I have been developing the habit/discipline of doing a daily examen following a somewhat Ignatian model. What that means is I spend some time at the end of each day reflecting on where Jesus was throughout the day with me — where did I see and experience him, where did I miss him, etc. I also then start each day with a prayer of surrender and commitment. It has been a really good exercise for me.
Michael Hyatt, on his blog, lays out 7 questions worth asking about your previous year. You can read his post here. It is kind of an “annual examen” process. I think it is worth working through. It took me about 90 minutes. You can see my thoughts below. Just a quick warning… this comes right out of my journal so it is quite personal, sometimes written in short-hand, etc. If this bothers you, skip the rest of this post.
If you go through the process and are willing to share, feel free to post in the comments here. Or leave a link to your blog… would love to hear about your year too!
(1) If the last year were a movie of your life, what would the genre be?
Tragedy/Coming of Age.
The technical difference between tragedy and comedy is that comedy ends well. Right now, there is no happy ending… it is tragedy… but maybe the sequel will be a comedy. That is up to God.
I know I am a bit old for a “coming of age” story, but that is also what this year has been. Hiding and repressing a huge part of oneself for 17+ years can have the effect of stunting one’s emotional growth. I know it did for me. So I am “coming of age” in terms of accepting who I am, learning to feel again, learning to understand and embrace my emotional self, etc.
(2) What were the two or three major themes that kept recurring?
– The need for authenticity and transparency
– fear/faith tension
(3) What did you accomplish this past year that you are the most proud of?
This is a hard one to answer… surviving might be the answer. Not throwing in the towel entirely might be too.
I also think that how I have handled the situation for the past 6 months is something that I am proud of. I don’t think I handled it well for the first month — spent most of it crying on the couch and pretty incapacitated by fear — but after that I have strived to handle it with integrity. As much as I can I have tried to own my sin and its consequences (both publicly and with God), live with transparency, seek reconciliation, serve where I can, etc. Hard to feel too good about it since the whole mess was of my making, but…
(4) What do you feel you should have been acknowledged for but weren’t?
Another hard one to answer…
I guess three things if I am honest… (1) what I said above in #3. All things considered I feel like I have handled things well for the past 6 months. I have surrounded myself with support and accountability, been transparent and vulnerable, whenever asked I have helped with the church transition, I have been seeking Biblical reconciliation, praying daily for those I have hurt, etc.
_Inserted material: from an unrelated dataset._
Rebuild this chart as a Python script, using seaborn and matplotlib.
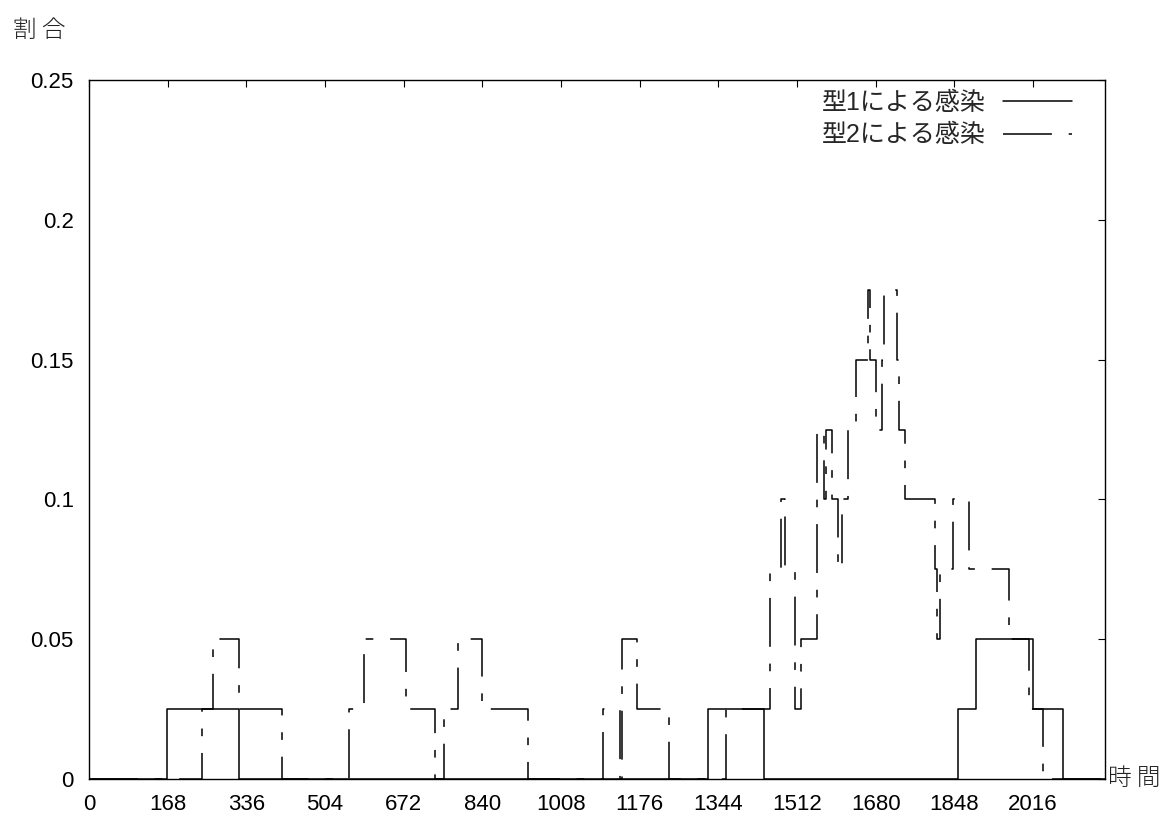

Again, hard to take too much credit… kind of like the arsonist firefighter putting out the fire… but still…
And (2) ironically, I think I did some of my best preaching and pastoral counseling in the first 6 months of 2009. I personally think that the WIKI series I preached last year was one of the best I have done. I also think that in the midst of the busyness of buildings, growth, campuses, etc, I was getting better and better at pastoral care/counseling and spiritual direction.
And (3) pulling myself together and putting a plan in place to move forward… new apartment, going to culinary school, getting jobs, etc. It would have been easier to just fall into a deep depression and not do those things…
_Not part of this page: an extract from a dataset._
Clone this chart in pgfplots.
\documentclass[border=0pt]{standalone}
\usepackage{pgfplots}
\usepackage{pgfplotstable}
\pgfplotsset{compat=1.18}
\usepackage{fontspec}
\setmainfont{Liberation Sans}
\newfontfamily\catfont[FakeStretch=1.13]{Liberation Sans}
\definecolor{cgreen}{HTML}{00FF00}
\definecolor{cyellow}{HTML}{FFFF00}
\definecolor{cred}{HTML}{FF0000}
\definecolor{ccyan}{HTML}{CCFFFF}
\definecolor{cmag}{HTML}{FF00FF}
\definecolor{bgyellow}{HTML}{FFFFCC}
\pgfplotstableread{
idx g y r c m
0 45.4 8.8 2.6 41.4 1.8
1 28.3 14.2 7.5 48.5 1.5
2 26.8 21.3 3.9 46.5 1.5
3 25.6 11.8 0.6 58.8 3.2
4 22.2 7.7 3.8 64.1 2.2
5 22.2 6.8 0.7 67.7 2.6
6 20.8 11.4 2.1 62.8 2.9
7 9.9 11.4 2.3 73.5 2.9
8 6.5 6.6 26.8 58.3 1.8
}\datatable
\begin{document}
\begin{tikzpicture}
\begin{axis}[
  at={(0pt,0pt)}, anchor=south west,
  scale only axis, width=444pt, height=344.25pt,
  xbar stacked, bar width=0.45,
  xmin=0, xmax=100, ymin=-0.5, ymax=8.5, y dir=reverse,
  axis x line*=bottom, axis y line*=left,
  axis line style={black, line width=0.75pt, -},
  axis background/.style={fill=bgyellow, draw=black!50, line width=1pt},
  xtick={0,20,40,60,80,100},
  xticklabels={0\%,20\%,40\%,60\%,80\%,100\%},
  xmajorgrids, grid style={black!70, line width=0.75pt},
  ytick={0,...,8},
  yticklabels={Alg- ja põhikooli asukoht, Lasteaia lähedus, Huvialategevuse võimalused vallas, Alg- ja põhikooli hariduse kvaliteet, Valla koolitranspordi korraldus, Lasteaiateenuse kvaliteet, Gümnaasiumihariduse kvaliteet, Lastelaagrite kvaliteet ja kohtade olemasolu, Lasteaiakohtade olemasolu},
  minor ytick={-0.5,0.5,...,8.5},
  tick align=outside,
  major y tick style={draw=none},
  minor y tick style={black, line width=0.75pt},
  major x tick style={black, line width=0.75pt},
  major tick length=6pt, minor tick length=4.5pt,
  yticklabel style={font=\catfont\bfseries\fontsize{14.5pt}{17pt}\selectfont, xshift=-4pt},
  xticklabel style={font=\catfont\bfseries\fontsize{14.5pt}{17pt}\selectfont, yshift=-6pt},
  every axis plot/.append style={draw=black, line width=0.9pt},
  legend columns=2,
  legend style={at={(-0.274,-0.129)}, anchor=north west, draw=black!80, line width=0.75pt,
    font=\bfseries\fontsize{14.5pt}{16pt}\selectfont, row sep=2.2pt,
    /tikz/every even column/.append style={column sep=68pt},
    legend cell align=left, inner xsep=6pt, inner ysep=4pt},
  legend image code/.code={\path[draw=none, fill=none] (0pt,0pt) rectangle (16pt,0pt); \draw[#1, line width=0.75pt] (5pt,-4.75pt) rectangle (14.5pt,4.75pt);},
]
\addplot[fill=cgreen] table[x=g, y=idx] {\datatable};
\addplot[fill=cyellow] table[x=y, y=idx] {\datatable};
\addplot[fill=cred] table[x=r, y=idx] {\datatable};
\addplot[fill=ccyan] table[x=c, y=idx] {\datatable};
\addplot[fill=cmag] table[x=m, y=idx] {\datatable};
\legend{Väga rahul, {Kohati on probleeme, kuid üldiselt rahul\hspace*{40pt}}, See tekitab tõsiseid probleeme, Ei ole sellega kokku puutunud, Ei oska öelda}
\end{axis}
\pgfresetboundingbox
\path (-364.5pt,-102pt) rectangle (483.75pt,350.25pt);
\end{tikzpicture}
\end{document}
(5) What disappointments or regrets did you experience this past year?
Ouch! Where does one begin with this one?
This is an endless list…
Allowing my sin and brokenness to destroy my life… that is a starter (and not an overstatement).
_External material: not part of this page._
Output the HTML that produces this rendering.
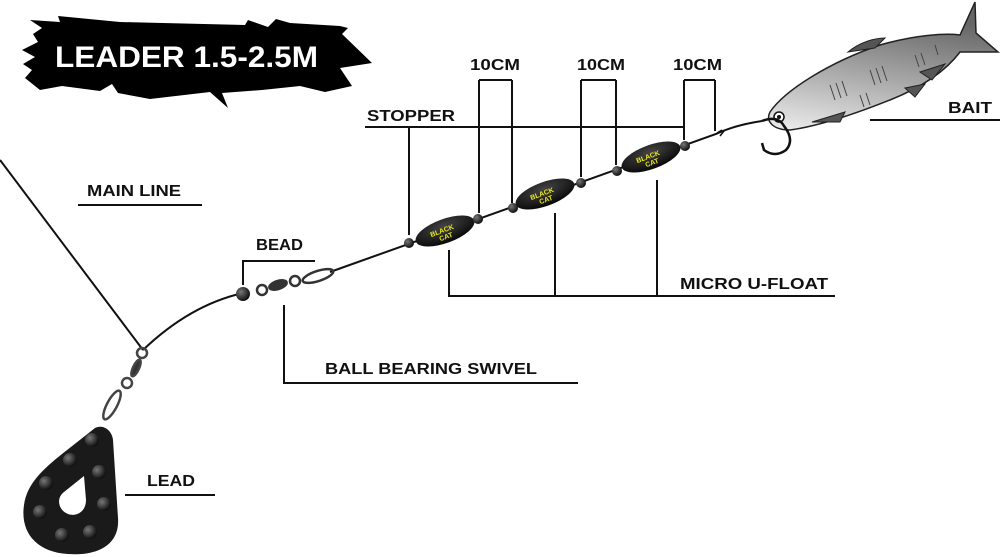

The friends I hurt and the friendships I lost…
The damage done to the community/church I love…
Disappointment in how everything was handled…
The lost ministry opportunities…
This list goes on and on… and is too painful to write down… so I am going to just leave it at that.
(6) What was missing from last year as you look back?
– For the first 6 months, transparency/authenticity
(7) What were the major life-lessons you learned this past year?
These are hard questions…
– My total reliance on God
– My need for community
– The importance of family in my life… something I can forget too easily.
– The truth of Proverbs 17:17
– The seriousness and damage of my sin on others.
– The truth that God loves me as I am, where I am, right now.
– The power of the cross and grace!
– The importance of being known… of not hiding or pretending.
– The faithfulness of God in the midst of my faithlessness.
– That it is OK to be a gay follower of Jesus Christ.
Hyatt writes at the end of his post:
Now that you have your list, it is time to acknowledge the past and complete it. It’s over. There’s nothing you can do to change it. This is hugely important. What was done was done. It’s time to close that chapter and turn to the next one.
I suggest you write at the bottom of your list, “This year is over. I declare it complete!” Now double-underline it for emphasis. Tomorrow, I plan to write about looking toward next year.
So I end this reflection this way:
2009 is over. I declare it complete!
Question: What were your major life lessons from this past year?